Wong acknowledged that China has reduced its overall trade with the DPRK since 2017, and especially in 2020 due to COVID-19. “The remaining illicit, unreported trade that exists is significant and it is trending in the wrong direction. In no other country do we see this breadth and depth of continuing illicit commercial activity with North Korea, the scale of which puts China in flagrant violation of its obligations.”

To help expose sanctions evasion activities by North Korea, the US State Department has, since June 2019, offered up to a $5 million reward for information on such activities.

According to Wong, the State Department on Tuesday launched a website specifically dedicated to such information.

“Today, the State Department is launching a new website, DPRKrewards.com, through which individuals across the globe (can) provide information to our rewards for justice program on DPRK sanction evasions,” he said.

Wong argued that removing or easing sanctions on North Korea now would only weaken the reasons for North Korea to consider denuclearization faithfully.

“Chinese leaders are asking us to build the frame of a house, even furnish it, without laying the foundation first,” said Wong.

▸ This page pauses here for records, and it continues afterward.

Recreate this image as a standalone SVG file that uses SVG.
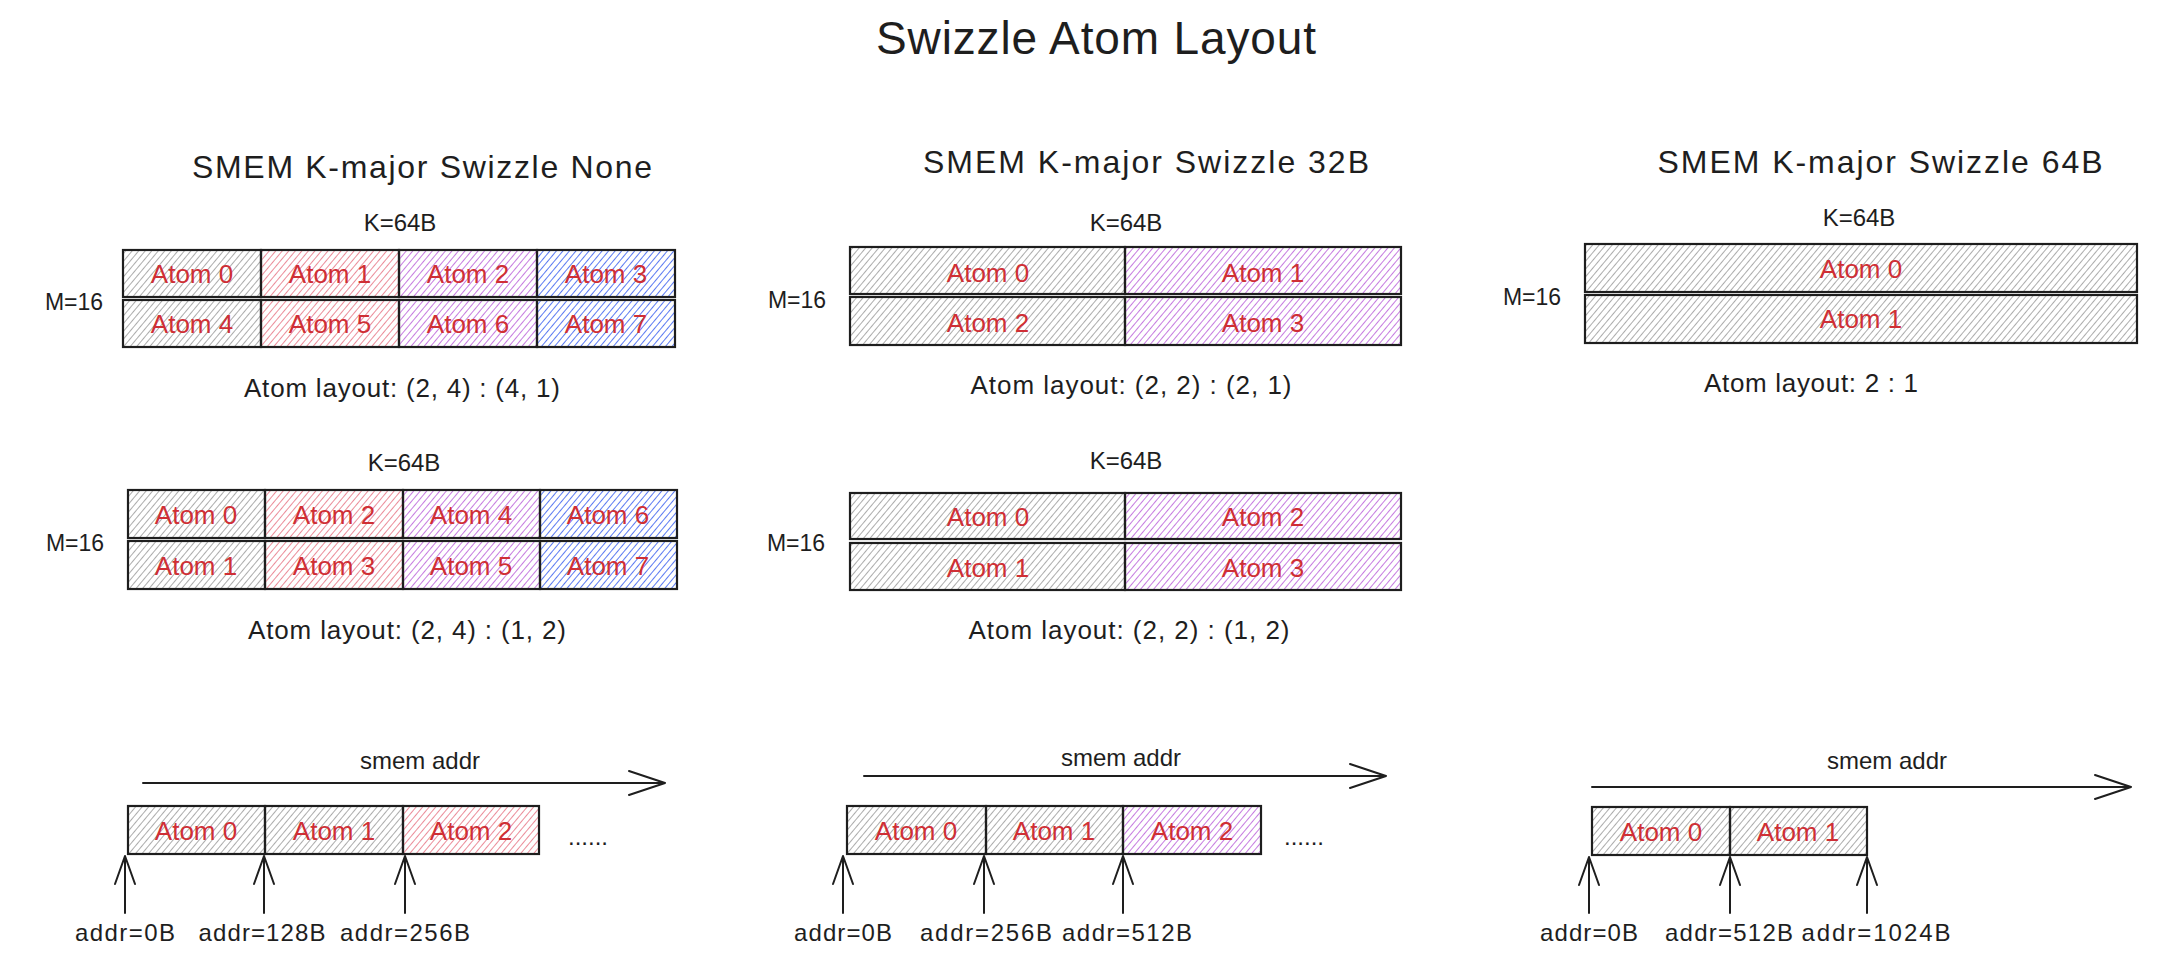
<svg xmlns="http://www.w3.org/2000/svg" width="2184" height="980" viewBox="0 0 2184 980">
<defs>
<pattern id="hg" patternUnits="userSpaceOnUse" width="5" height="10" patternTransform="rotate(40)"><line x1="2.5" y1="0" x2="2.5" y2="10" stroke="#a3a3a3" stroke-width="0.9"/></pattern>
<pattern id="hr" patternUnits="userSpaceOnUse" width="5" height="10" patternTransform="rotate(40)"><line x1="2.5" y1="0" x2="2.5" y2="10" stroke="#e9808f" stroke-width="0.9"/></pattern>
<pattern id="hp" patternUnits="userSpaceOnUse" width="5" height="10" patternTransform="rotate(40)"><line x1="2.5" y1="0" x2="2.5" y2="10" stroke="#c06ddc" stroke-width="0.9"/></pattern>
<pattern id="hb" patternUnits="userSpaceOnUse" width="5" height="10" patternTransform="rotate(40)"><line x1="2.5" y1="0" x2="2.5" y2="10" stroke="#4a6cf0" stroke-width="0.9"/></pattern>
</defs>
<style>
text { font-family: "Liberation Sans", Arial, sans-serif; fill: #1e1e1e; text-anchor: middle; }
.title { font-size: 46px; }
.sec { font-size: 32px; }
.lbl { font-size: 24px; }
.m { font-size: 23px; }
.lay { font-size: 26px; }
.atom { font-size: 26px; fill: #cf2f35; }
.box { stroke: #1e1e1e; stroke-width: 2.2; }
.g { fill: url(#hg); }
.r { fill: url(#hr); }
.p { fill: url(#hp); }
.b { fill: url(#hb); }
.conn { stroke: #1e1e1e; stroke-width: 2; fill: none; stroke-linecap: round; stroke-linejoin: round; }
</style>
<rect width="2184" height="980" fill="#ffffff"/>

<g id="title"><text class="title" x="1096" y="54" textLength="440" lengthAdjust="spacing">Swizzle Atom Layout</text></g>
<g id="sec-none"><text class="sec" x="422" y="178" textLength="460" lengthAdjust="spacing">SMEM K-major Swizzle None</text></g>
<g id="sec-32"><text class="sec" x="1146" y="173" textLength="446" lengthAdjust="spacing">SMEM K-major Swizzle 32B</text></g>
<g id="sec-64"><text class="sec" x="1880" y="173" textLength="445" lengthAdjust="spacing">SMEM K-major Swizzle 64B</text></g>

<!-- Grid 1: None, (2,4):(4,1) -->
<g id="grid-none-a">
<text class="lbl" x="400" y="231">K=64B</text>
<text class="m" x="74" y="310">M=16</text>
<rect class="box g" x="123" y="250" width="138" height="47"/>
<rect class="box r" x="261" y="250" width="138" height="47"/>
<rect class="box p" x="399" y="250" width="138" height="47"/>
<rect class="box b" x="537" y="250" width="138" height="47"/>
<rect class="box g" x="123" y="300" width="138" height="47"/>
<rect class="box r" x="261" y="300" width="138" height="47"/>
<rect class="box p" x="399" y="300" width="138" height="47"/>
<rect class="box b" x="537" y="300" width="138" height="47"/>
<text class="atom" x="192" y="283">Atom 0</text>
<text class="atom" x="330" y="283">Atom 1</text>
<text class="atom" x="468" y="283">Atom 2</text>
<text class="atom" x="606" y="283">Atom 3</text>
<text class="atom" x="192" y="333">Atom 4</text>
<text class="atom" x="330" y="333">Atom 5</text>
<text class="atom" x="468" y="333">Atom 6</text>
<text class="atom" x="606" y="333">Atom 7</text>
<text class="lay" x="402" y="397" textLength="316" lengthAdjust="spacing">Atom layout: (2, 4) : (4, 1)</text>
</g>

<!-- Grid 2: None, (2,4):(1,2) -->
<g id="grid-none-b">
<text class="lbl" x="404" y="471">K=64B</text>
<text class="m" x="75" y="551">M=16</text>
<rect class="box g" x="128" y="490" width="137" height="48"/>
<rect class="box r" x="265" y="490" width="138" height="48"/>
<rect class="box p" x="403" y="490" width="137" height="48"/>
<rect class="box b" x="540" y="490" width="137" height="48"/>
<rect class="box g" x="128" y="541" width="137" height="48"/>
<rect class="box r" x="265" y="541" width="138" height="48"/>
<rect class="box p" x="403" y="541" width="137" height="48"/>
<rect class="box b" x="540" y="541" width="137" height="48"/>
<text class="atom" x="196" y="524">Atom 0</text>
<text class="atom" x="334" y="524">Atom 2</text>
<text class="atom" x="471" y="524">Atom 4</text>
<text class="atom" x="608" y="524">Atom 6</text>
<text class="atom" x="196" y="575">Atom 1</text>
<text class="atom" x="334" y="575">Atom 3</text>
<text class="atom" x="471" y="575">Atom 5</text>
<text class="atom" x="608" y="575">Atom 7</text>
<text class="lay" x="407" y="639" textLength="318" lengthAdjust="spacing">Atom layout: (2, 4) : (1, 2)</text>
</g>

<!-- Grid 3: 32B, (2,2):(2,1) -->
<g id="grid-32-a">
<text class="lbl" x="1126" y="231">K=64B</text>
<text class="m" x="797" y="308">M=16</text>
<rect class="box g" x="850" y="247" width="275" height="47"/>
<rect class="box p" x="1125" y="247" width="276" height="47"/>
<rect class="box g" x="850" y="297" width="275" height="48"/>
<rect class="box p" x="1125" y="297" width="276" height="48"/>
<text class="atom" x="988" y="282">Atom 0</text>
<text class="atom" x="1263" y="282">Atom 1</text>
<text class="atom" x="988" y="332">Atom 2</text>
<text class="atom" x="1263" y="332">Atom 3</text>
<text class="lay" x="1131" y="394" textLength="321" lengthAdjust="spacing">Atom layout: (2, 2) : (2, 1)</text>
</g>

<!-- Grid 4: 32B, (2,2):(1,2) -->
<g id="grid-32-b">
<text class="lbl" x="1126" y="469">K=64B</text>
<text class="m" x="796" y="551">M=16</text>
<rect class="box g" x="850" y="493" width="275" height="46"/>
<rect class="box p" x="1125" y="493" width="276" height="46"/>
<rect class="box g" x="850" y="543" width="275" height="47"/>
<rect class="box p" x="1125" y="543" width="276" height="47"/>
<text class="atom" x="988" y="526">Atom 0</text>
<text class="atom" x="1263" y="526">Atom 2</text>
<text class="atom" x="988" y="577">Atom 1</text>
<text class="atom" x="1263" y="577">Atom 3</text>
<text class="lay" x="1129" y="639" textLength="321" lengthAdjust="spacing">Atom layout: (2, 2) : (1, 2)</text>
</g>

<!-- Grid 5: 64B, 2:1 -->
<g id="grid-64">
<text class="lbl" x="1859" y="226">K=64B</text>
<text class="m" x="1532" y="305">M=16</text>
<rect class="box g" x="1585" y="244" width="552" height="48"/>
<rect class="box g" x="1585" y="295" width="552" height="48"/>
<text class="atom" x="1861" y="278">Atom 0</text>
<text class="atom" x="1861" y="328">Atom 1</text>
<text class="lay" x="1811" y="392" textLength="214" lengthAdjust="spacing">Atom layout: 2 : 1</text>
</g>

<!-- Bottom memory rows -->
<g id="mem-none">
<text class="lbl" x="420" y="769">smem addr</text>
<rect class="box g" x="128" y="806" width="137" height="48"/>
<rect class="box g" x="265" y="806" width="138" height="48"/>
<rect class="box r" x="403" y="806" width="136" height="48"/>
<text class="atom" x="196" y="840">Atom 0</text>
<text class="atom" x="334" y="840">Atom 1</text>
<text class="atom" x="471" y="840">Atom 2</text>
<text class="lbl" x="588" y="845">......</text>
<text class="lbl" x="125" y="941" textLength="100" lengthAdjust="spacing">addr=0B</text>
<text class="lbl" x="262" y="941" textLength="127" lengthAdjust="spacing">addr=128B</text>
<text class="lbl" x="405" y="941" textLength="130" lengthAdjust="spacing">addr=256B</text>
</g>

<g id="mem-32">
<text class="lbl" x="1121" y="766">smem addr</text>
<rect class="box g" x="847" y="806" width="139" height="48"/>
<rect class="box g" x="986" y="806" width="137" height="48"/>
<rect class="box p" x="1123" y="806" width="138" height="48"/>
<text class="atom" x="916" y="840">Atom 0</text>
<text class="atom" x="1054" y="840">Atom 1</text>
<text class="atom" x="1192" y="840">Atom 2</text>
<text class="lbl" x="1304" y="845">......</text>
<text class="lbl" x="843" y="941" textLength="98" lengthAdjust="spacing">addr=0B</text>
<text class="lbl" x="986" y="941" textLength="132" lengthAdjust="spacing">addr=256B</text>
<text class="lbl" x="1127" y="941" textLength="130" lengthAdjust="spacing">addr=512B</text>
</g>

<g id="mem-64">
<text class="lbl" x="1887" y="769">smem addr</text>
<rect class="box g" x="1592" y="807" width="138" height="48"/>
<rect class="box g" x="1730" y="807" width="137" height="48"/>
<text class="atom" x="1661" y="841">Atom 0</text>
<text class="atom" x="1798" y="841">Atom 1</text>
<text class="lbl" x="1589" y="941" textLength="98" lengthAdjust="spacing">addr=0B</text>
<text class="lbl" x="1729" y="941" textLength="128" lengthAdjust="spacing">addr=512B</text>
<text class="lbl" x="1876" y="941" textLength="149" lengthAdjust="spacing">addr=1024B</text>
</g>

<g id="connectors">
<path class="conn" d="M143 783 L665 783 M629 771 L665 783 L629 795"/>
<path class="conn" d="M864 776 L1386 776 M1350 764 L1386 776 L1350 788"/>
<path class="conn" d="M1592 787 L2131 787 M2095 775 L2131 787 L2095 799"/>
<path class="conn" d="M125 913 L125 856 M115 884 L125 856 L135 884"/>
<path class="conn" d="M264 913 L264 856 M254 884 L264 856 L274 884"/>
<path class="conn" d="M405 913 L405 856 M395 884 L405 856 L415 884"/>
<path class="conn" d="M843 913 L843 856 M833 884 L843 856 L853 884"/>
<path class="conn" d="M984 913 L984 856 M974 884 L984 856 L994 884"/>
<path class="conn" d="M1123 913 L1123 856 M1113 884 L1123 856 L1133 884"/>
<path class="conn" d="M1589 913 L1589 857 M1579 885 L1589 857 L1599 885"/>
<path class="conn" d="M1730 913 L1730 857 M1720 885 L1730 857 L1740 885"/>
<path class="conn" d="M1867 913 L1867 857 M1857 885 L1867 857 L1877 885"/>
</g>
</svg>
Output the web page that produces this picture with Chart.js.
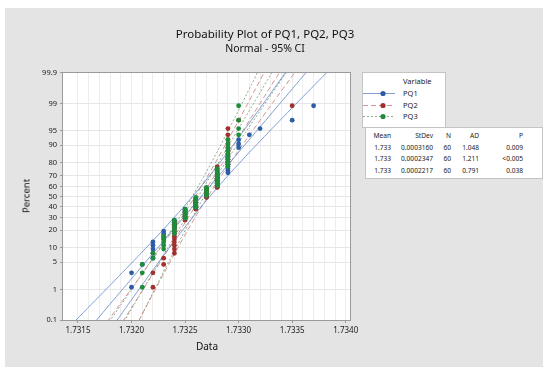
<!DOCTYPE html>
<html>
<head>
<meta charset="utf-8">
<script src="https://cdn.jsdelivr.net/npm/chart.js@4.4.1/dist/chart.umd.min.js"></script>
<style>
  html, body { margin: 0; padding: 0; background: #fff; }
  body { width: 543px; height: 367px; position: relative; overflow: hidden; font-family: "Noto Sans", "Open Sans", sans-serif; color: #222; }
  #frame { position: absolute; left: 5px; top: 8px; right: 0; bottom: 0; background: #e4e4e4; }
  #wrap { position: absolute; left: 0; top: 0; width: 543px; height: 367px; }
  .txt { position: absolute; white-space: nowrap; }
  #title { left: 0; width: 530px; top: 26px; text-align: center; font-size: 11.5px; color: #111; }
  #subtitle { left: 0; width: 530px; top: 41px; text-align: center; font-size: 10.5px; color: #111; }
  #ylab { left: 26px; top: 196px; font-size: 9.5px; color: #111; transform: translate(-50%, -50%) rotate(-90deg); }
  #xlab { left: 207px; top: 339px; font-size: 10px; color: #111; transform: translateX(-50%); }
  #legend { position: absolute; left: 362px; top: 72px; width: 82px; height: 54px; background: #fff; border: 1px solid #c4c4c4; font-size: 7.5px; }
  #legend .hd { position: absolute; left: 40px; top: 3px; }
  #legend .row { position: absolute; left: 0; height: 10px; }
  #legend .row span { position: absolute; left: 40px; top: 0; }
  #stats { position: absolute; left: 365px; top: 127px; width: 176px; height: 50px; background: #fff; border: 1px solid #c4c4c4; font-size: 6.6px; }
  #stats table { border-collapse: collapse; position: absolute; left: 3px; top: 2px; }
  #stats td { text-align: right; padding: 0; height: 11.5px; line-height: 11.5px; }
</style>
</head>
<body>
<div id="frame"></div>
<div id="wrap"><canvas id="chart"></canvas></div>
<div class="txt" id="title">Probability Plot of PQ1, PQ2, PQ3</div>
<div class="txt" id="subtitle">Normal - 95% CI</div>
<div class="txt" id="ylab">Percent</div>
<div class="txt" id="xlab">Data</div>
<div id="legend"></div>
<div id="stats"></div>
<script>
'use strict';

// measured values, one column per 0.0001
const dataLevels = [1.7320, 1.7321, 1.7322, 1.7323, 1.7324, 1.7325, 1.7326, 1.7327, 1.7328,
                    1.7329, 1.7330, 1.7331, 1.7332, 1.7333, 1.7334, 1.7335, 1.7336, 1.7337];
const pq1Counts = [2, 1, 5, 4, 5, 6, 6, 6, 8, 10, 3, 1, 1, 0, 0, 1, 0, 1];
const pq2Counts = [0, 0, 2, 2, 12, 6, 7, 6, 12, 11, 1, 0, 0, 0, 0, 1, 0, 0];
const pq3Counts = [0, 3, 2, 5, 7, 6, 7, 6, 10, 10, 4, 0, 0, 0, 0, 0, 0, 0];

const seriesNames = ['PQ1', 'PQ2', 'PQ3'];
const statMean  = ['1.733', '1.733', '1.733'];
const statStDev = [0.0003160, 0.0002347, 0.0002217];
const statN     = [60, 60, 60];
const statAD    = ['1.048', '1.211', '0.791'];
const statP     = ['0.009', '<0.005', '0.038'];

const xTicks = [1.7315, 1.7320, 1.7325, 1.7330, 1.7335, 1.7340];
const yTickPercents = [0.1, 1, 5, 10, 20, 30, 40, 50, 60, 70, 80, 90, 95, 99, 99.9];
const yTickLabels = ['0.1', '1', '5', '10', '20', '30', '40', '50', '60', '70', '80', '90', '95', '99', '99.9'];

const POINT_COLORS = ['#2d5ca6', '#a3302c', '#1f8c3c'];
const LINE_COLORS  = ['rgba(95,135,200,0.8)', 'rgba(200,120,120,0.8)', 'rgba(110,150,110,0.8)'];
const LINE_DASH    = [[], [5, 3], [2, 2]];

// inverse standard normal (Acklam)
function probit(p) {
  const a = [-39.69683028665376, 220.9460984245205, -275.9285104469687, 138.3577518672690, -30.66479806614716, 2.506628277459239];
  const b = [-54.47609879822406, 161.5858368580409, -155.6989798598866, 66.80131188771972, -13.28068155288572];
  const c = [-0.007784894002430293, -0.3223964580411365, -2.400758277161838, -2.549732539343734, 4.374664141464968, 2.938163982698783];
  const d = [0.007784695709041462, 0.3224671290700398, 2.445134137142996, 3.754408661907416];
  const pl = 0.02425;
  let q, r;
  if (p < pl) {
    q = Math.sqrt(-2 * Math.log(p));
    return (((((c[0]*q+c[1])*q+c[2])*q+c[3])*q+c[4])*q+c[5]) / ((((d[0]*q+d[1])*q+d[2])*q+d[3])*q+1);
  }
  if (p > 1 - pl) {
    q = Math.sqrt(-2 * Math.log(1 - p));
    return -(((((c[0]*q+c[1])*q+c[2])*q+c[3])*q+c[4])*q+c[5]) / ((((d[0]*q+d[1])*q+d[2])*q+d[3])*q+1);
  }
  q = p - 0.5; r = q * q;
  return (((((a[0]*r+a[1])*r+a[2])*r+a[3])*r+a[4])*r+a[5])*q / (((((b[0]*r+b[1])*r+b[2])*r+b[3])*r+b[4])*r+1);
}

function expand(counts) {
  const out = [];
  counts.forEach((n, i) => { for (let k = 0; k < n; k++) out.push(dataLevels[i]); });
  return out;
}

const series = [pq1Counts, pq2Counts, pq3Counts].map(expand);
const Z_MIN = probit(0.001), Z_MAX = probit(0.999);

const datasets = [];
series.forEach((vals, s) => {
  const n = vals.length;
  const mean = vals.reduce((a, v) => a + v, 0) / n;
  const sd = statStDev[s];
  // median-rank plotting positions
  datasets.push({
    label: seriesNames[s],
    data: vals.map((v, i) => ({ x: v, y: probit((i + 1 - 0.3) / (n + 0.4)) })),
    backgroundColor: POINT_COLORS[s], borderColor: POINT_COLORS[s],
    pointRadius: 2.4, borderWidth: 0, showLine: false, order: 3 - s,
  });
  // fitted line and 95% CI bands
  const zs = [];
  for (let z = -3.3; z <= 3.31; z += 0.1) zs.push(z);
  const fit = zs.map(z => ({ x: mean + z * sd, y: z }));
  const half = z => 1.96 * sd * Math.sqrt(1 / n + z * z / (2 * n));
  const lo = zs.map(z => ({ x: mean + z * sd + half(z), y: z }));
  const hi = zs.map(z => ({ x: mean + z * sd - half(z), y: z }));
  [fit, lo, hi].forEach(d => datasets.push({
    data: d, showLine: true, pointRadius: 0, borderWidth: 1,
    borderColor: LINE_COLORS[s], borderDash: LINE_DASH[s], tension: 0, order: 10,
  }));
});

const plotFrame = {
  id: 'plotFrame',
  beforeDraw(c) {
    const { ctx, chartArea: a } = c;
    ctx.save();
    ctx.fillStyle = '#fff';
    ctx.fillRect(a.left, a.top, a.right - a.left, a.bottom - a.top);
    ctx.restore();
  },
  afterDraw(c) {
    const { ctx, chartArea: a } = c;
    ctx.save();
    ctx.strokeStyle = '#9a9a9a';
    ctx.lineWidth = 1;
    ctx.strokeRect(a.left - 0.5, a.top - 0.5, a.right - a.left + 1, a.bottom - a.top + 1);
    ctx.restore();
  },
};

new Chart(document.getElementById('chart'), {
  type: 'scatter',
  data: { datasets },
  plugins: [plotFrame],
  options: {
    responsive: true, maintainAspectRatio: false, animation: false,
    layout: { padding: { left: 18, top: 73, right: 193, bottom: 17 } },
    plugins: { legend: { display: false }, tooltip: { enabled: false } },
    scales: {
      x: {
        type: 'linear', min: 1.73136, max: 1.73404,
        afterBuildTicks: sc => {
          const t = [];
          for (let k = 17315; k <= 17340; k++) t.push({ value: k / 10000 });
          sc.ticks = t;
        },
        afterFit: sc => { sc.height = 30; },
        ticks: {
          autoSkip: false, maxRotation: 0, padding: 3, color: '#222',
          font: { family: 'Noto Sans', size: 8 },
          callback: v => xTicks.some(t => Math.abs(t - v) < 1e-7) ? v.toFixed(4) : '',
        },
        grid: {
          color: '#ededed', tickLength: 3,
          tickColor: ctx => xTicks.some(t => Math.abs(t - ctx.tick.value) < 1e-7) ? '#9a9a9a' : 'rgba(0,0,0,0)',
        },
        border: { display: false },
      },
      y: {
        type: 'linear', min: Z_MIN, max: Z_MAX,
        afterBuildTicks: sc => { sc.ticks = yTickPercents.map(p => ({ value: probit(p / 100) })); },
        afterFit: sc => { sc.width = 45; },
        ticks: {
          autoSkip: false, padding: 3, color: '#222',
          font: { family: 'Noto Sans', size: 7.5 },
          callback: (v, i) => yTickLabels[i],
        },
        grid: { color: '#e6e6e6', tickLength: 3, tickColor: '#9a9a9a' },
        border: { display: false },
      },
    },
  },
});

// legend
const legend = document.getElementById('legend');
legend.innerHTML = '<div class="hd">Variable</div>' + seriesNames.map((name, s) => {
  const dash = LINE_DASH[s].length ? `stroke-dasharray="${LINE_DASH[s].join(',')}"` : '';
  return `<div class="row" style="top:${15 + s * 11.5}px;width:80px">
    <svg width="32" height="10" style="position:absolute;left:0;top:0">
      <line x1="0" y1="5.5" x2="32" y2="5.5" stroke="${LINE_COLORS[s]}" stroke-width="1" ${dash}/>
      <circle cx="20" cy="5.5" r="2.6" fill="${POINT_COLORS[s]}"/>
    </svg><span>${name}</span></div>`;
}).join('');

// statistics table
const stats = document.getElementById('stats');
const widths = [22, 42, 18, 28, 44];
let html = '<table><tr>' + ['Mean', 'StDev', 'N', 'AD', 'P']
  .map((h, i) => `<td style="width:${widths[i]}px">${h}</td>`).join('') + '</tr>';
seriesNames.forEach((_, s) => {
  html += `<tr><td>${statMean[s]}</td><td>${statStDev[s].toFixed(7)}</td><td>${statN[s]}</td><td>${statAD[s]}</td><td>${statP[s]}</td></tr>`;
});
stats.innerHTML = html + '</table>';
</script>
</body>
</html>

Source: U.S. State Department, November 30, 2020
https://www.state.gov/deputy-special-representative-for-north-korea-delivers-keynote-address-at-csis-conference-on-north-koreas-economy/

The Paper: India Banned another 43 Chinese Apps

Well-known new Chinese news site The Paper recently reported that, according to the Cybercrime Coordination Center of India’s Ministry of the Interior, the Indian government banned another 43 Chinese apps based on Article 69A of the Information Technology Law. The newly banned apps include widely used Alipay, AliExpress, and Tencent’s WeTV, among others. These are highly popular Chinese apps. The Indian government explained that these apps participated in activities that are not conducive to India’s sovereignty, national security and public order. The Indian government had banned 59 Chinese apps in June and 118 apps in September. Those include well-known apps like TikTok, WeChat and the Xiaomi Browser. So far India has banned a total of 220 Chinese apps. The spokesperson of the Chinese Ministry of Foreign Affairs expressed his serious concerns. China also believed India’s bans violated WTO rules as well as free-market principles and called for immediate corrections of this discrimination against Chinese businesses.